Light-Duty Manual Hoists
It’s the confined quarter’s environs that call the shots in here. There’s no room for a large, powered hoist, so a block and tackle type system uses multiple loops of chains to raise heavy loads. By using multiple sheaves in the block, plus additional chain loops, minimal input effort can create magnified output lifting force. Used in garages, packaging warehouses, and construction sites, light-duty hand chain hoists can lift engines, medium-sized boxes and pallets filled with building materials.

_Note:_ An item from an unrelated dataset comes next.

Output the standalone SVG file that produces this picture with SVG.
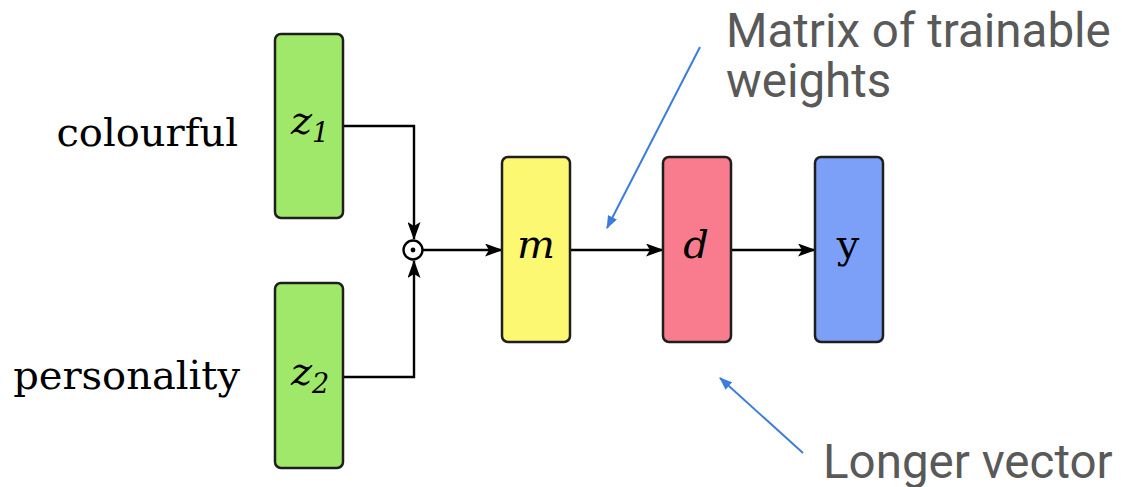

Powered Bridge Crane Hoists
Sometimes rails are mounted and installed on the existing walls of a factory. If that’s not a viable option, a steel cage is erected on the floor. This is a bridge crane, a device that carries a cradle along two different axes. One method of carrying out this action is to mount a rolling bridge section on parallel runways. Then, when the bridge section is situated above its drop point, a second drive system rolls the travelling crane at ninety-degrees to the runways. When the crane hook is finally positioned above its load, an electric motor lowers a hook. Machine shops and fabrication services favour this heavy lifter, which can travel in any direction above crowded shop floors.
Mobile Gantry Hoists
Why use a busy bridge crane when a mobile gantry is available? A key part of a production line, the rail-mounted equipment rarely takes a break. Opting instead for a movable steel frame, the man-high apparatus rolls across open floor areas. A hydraulic piston or pneumatic actuator lifts the hook. The gantry shifts easily to fit itself over a high-value component load, then the chain or wire-rope mounted hook attaches. Popular inside industrial workplaces that aren’t packed with fabrication gear, mobile gantry units feature added extras, like foldable lifting frames and telescopic booms.
Crane hoists are powerful pieces of equipment. There are even heavy-duty variants that stack shipping containers down at the loading docks. Back to the factory floor, bridge crane units trail long loops of cable. They move effortlessly on rails above crowded fabrication areas, but those runways can become obstructed. Even air-powered hoists can run into trouble, perhaps because of a loose hose. Preventative planned maintenance routines are important in here, for overhead crane hoists are powerful but mechanically vulnerable beasts of labour.